Charts and diagrams as code:
** Begin **
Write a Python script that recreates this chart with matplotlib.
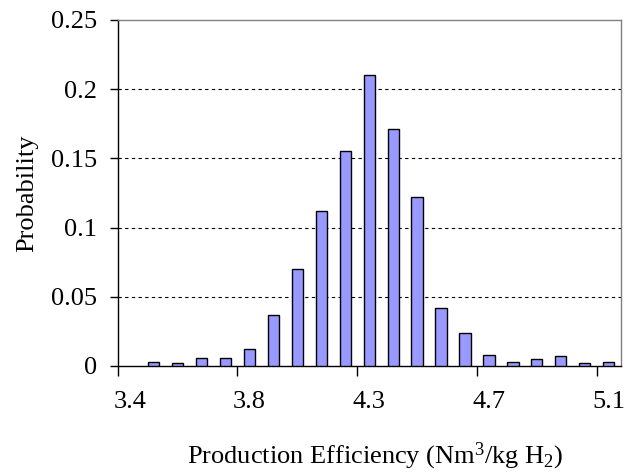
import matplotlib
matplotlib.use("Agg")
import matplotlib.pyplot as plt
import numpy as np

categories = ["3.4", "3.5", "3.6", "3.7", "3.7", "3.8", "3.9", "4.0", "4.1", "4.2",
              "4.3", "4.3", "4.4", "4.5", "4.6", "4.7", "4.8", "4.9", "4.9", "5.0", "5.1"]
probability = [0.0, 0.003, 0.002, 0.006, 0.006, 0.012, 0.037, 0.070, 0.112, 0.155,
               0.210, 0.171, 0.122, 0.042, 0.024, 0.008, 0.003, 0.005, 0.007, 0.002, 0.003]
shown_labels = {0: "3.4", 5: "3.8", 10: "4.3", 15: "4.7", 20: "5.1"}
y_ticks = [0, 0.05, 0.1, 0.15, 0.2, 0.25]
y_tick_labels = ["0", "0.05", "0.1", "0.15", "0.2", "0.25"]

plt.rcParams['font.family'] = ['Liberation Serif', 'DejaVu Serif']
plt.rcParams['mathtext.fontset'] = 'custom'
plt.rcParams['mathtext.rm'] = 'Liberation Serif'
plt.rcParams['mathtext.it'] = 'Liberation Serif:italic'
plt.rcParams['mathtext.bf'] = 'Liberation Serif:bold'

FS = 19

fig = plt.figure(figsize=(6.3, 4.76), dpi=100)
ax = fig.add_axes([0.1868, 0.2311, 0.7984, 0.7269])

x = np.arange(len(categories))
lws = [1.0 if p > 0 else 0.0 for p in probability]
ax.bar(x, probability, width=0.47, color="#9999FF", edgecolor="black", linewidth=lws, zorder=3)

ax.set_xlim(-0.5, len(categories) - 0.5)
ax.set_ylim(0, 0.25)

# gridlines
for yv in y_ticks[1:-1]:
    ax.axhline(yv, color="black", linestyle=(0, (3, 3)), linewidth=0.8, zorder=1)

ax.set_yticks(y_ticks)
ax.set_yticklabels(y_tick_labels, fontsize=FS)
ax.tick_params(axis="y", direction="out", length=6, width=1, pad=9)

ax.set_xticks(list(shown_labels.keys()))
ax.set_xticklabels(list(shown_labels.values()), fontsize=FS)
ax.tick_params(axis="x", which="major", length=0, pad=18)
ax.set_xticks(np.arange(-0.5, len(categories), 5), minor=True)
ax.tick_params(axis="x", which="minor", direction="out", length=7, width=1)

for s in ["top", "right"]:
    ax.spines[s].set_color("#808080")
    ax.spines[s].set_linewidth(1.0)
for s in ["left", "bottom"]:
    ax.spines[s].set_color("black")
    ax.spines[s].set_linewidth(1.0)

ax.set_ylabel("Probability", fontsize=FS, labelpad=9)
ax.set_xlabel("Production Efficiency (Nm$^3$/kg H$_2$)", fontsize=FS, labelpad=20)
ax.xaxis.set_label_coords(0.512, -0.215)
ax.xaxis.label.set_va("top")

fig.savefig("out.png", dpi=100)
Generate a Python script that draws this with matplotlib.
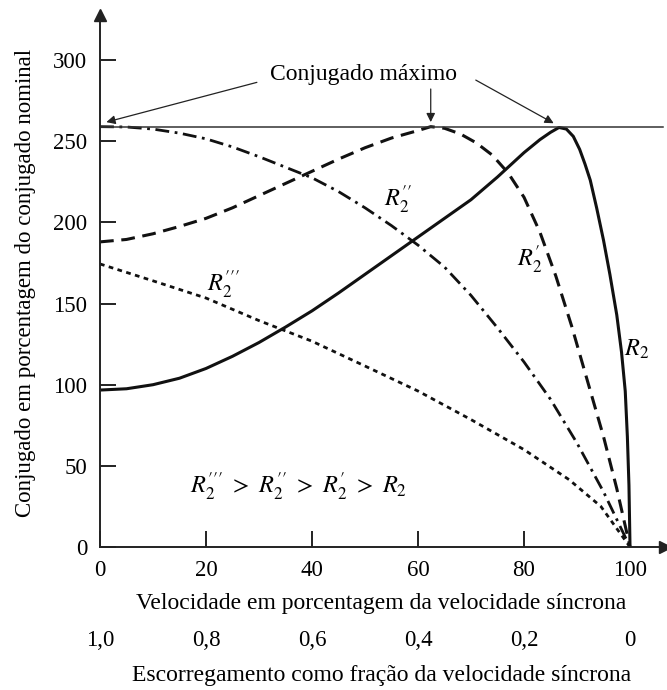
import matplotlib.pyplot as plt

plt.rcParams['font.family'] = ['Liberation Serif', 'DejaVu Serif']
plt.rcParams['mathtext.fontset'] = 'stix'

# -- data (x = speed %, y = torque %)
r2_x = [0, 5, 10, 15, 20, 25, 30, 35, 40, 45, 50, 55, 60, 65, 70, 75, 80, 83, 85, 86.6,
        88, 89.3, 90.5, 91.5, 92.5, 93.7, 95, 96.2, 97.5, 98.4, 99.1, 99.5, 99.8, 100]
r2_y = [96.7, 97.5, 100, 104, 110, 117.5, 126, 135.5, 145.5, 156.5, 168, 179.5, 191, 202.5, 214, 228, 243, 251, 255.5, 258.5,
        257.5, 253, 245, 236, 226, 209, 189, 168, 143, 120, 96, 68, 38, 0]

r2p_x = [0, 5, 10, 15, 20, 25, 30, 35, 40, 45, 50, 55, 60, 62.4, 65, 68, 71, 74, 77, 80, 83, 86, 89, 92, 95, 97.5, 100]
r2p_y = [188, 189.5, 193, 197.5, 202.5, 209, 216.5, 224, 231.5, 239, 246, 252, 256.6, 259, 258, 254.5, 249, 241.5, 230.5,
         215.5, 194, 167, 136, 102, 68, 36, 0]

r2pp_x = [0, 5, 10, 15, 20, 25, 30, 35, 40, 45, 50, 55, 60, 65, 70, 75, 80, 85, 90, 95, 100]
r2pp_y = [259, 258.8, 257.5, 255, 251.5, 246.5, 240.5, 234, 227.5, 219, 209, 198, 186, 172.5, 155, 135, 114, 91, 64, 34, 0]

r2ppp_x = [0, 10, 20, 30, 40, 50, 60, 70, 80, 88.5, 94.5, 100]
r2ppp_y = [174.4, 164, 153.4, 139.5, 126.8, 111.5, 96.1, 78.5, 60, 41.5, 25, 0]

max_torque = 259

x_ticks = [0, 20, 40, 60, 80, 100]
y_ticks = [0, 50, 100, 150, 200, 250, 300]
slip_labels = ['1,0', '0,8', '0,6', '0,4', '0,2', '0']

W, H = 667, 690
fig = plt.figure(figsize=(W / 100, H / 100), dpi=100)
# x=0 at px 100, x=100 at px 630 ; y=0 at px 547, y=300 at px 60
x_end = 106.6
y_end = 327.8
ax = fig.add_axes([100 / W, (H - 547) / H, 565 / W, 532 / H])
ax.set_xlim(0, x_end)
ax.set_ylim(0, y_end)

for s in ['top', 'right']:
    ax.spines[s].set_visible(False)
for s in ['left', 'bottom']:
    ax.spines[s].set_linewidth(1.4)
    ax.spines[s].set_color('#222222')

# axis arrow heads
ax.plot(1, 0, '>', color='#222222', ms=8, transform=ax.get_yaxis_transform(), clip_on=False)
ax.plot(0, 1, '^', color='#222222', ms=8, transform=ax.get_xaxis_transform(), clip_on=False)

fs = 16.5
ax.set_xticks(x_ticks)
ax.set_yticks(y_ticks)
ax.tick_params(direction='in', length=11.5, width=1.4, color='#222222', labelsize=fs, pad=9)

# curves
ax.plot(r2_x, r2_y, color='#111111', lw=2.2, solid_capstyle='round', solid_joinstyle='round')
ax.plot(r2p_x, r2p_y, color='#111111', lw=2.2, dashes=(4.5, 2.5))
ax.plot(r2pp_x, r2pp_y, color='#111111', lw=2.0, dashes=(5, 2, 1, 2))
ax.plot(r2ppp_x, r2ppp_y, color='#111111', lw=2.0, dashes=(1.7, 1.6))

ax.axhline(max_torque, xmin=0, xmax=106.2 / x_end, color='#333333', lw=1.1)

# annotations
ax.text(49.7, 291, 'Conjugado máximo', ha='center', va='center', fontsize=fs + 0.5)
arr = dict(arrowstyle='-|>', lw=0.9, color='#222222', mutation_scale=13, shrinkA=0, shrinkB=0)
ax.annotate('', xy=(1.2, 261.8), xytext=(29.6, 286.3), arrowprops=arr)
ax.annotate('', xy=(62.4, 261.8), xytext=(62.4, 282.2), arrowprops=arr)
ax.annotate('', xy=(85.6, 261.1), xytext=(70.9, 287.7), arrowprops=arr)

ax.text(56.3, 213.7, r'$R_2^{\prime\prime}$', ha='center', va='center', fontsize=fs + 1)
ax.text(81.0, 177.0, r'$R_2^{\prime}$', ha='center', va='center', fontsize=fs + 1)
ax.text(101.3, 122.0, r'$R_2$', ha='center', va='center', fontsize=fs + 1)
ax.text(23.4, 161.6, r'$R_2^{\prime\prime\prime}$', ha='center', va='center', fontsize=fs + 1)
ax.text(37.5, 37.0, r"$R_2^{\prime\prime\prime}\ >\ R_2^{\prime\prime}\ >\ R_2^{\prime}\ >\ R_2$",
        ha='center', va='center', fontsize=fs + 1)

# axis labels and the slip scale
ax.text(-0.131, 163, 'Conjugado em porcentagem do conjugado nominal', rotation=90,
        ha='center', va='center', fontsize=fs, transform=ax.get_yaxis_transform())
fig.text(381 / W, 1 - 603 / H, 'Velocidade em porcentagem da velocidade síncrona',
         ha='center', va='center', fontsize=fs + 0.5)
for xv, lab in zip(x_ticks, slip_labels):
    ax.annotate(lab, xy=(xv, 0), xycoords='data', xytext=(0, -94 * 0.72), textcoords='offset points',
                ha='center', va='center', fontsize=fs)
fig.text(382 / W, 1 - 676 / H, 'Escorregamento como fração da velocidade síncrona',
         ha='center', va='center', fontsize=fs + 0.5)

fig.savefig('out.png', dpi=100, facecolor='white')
** End **
◆ **Task to carry out**
Pictures stay out. Print the data exactly, from its first line through the line containing "import numpy as np".

◆ **Solution for this problem**
Write a Python script that recreates this chart with matplotlib.
import matplotlib
matplotlib.use("Agg")
import matplotlib.pyplot as plt
import numpy as np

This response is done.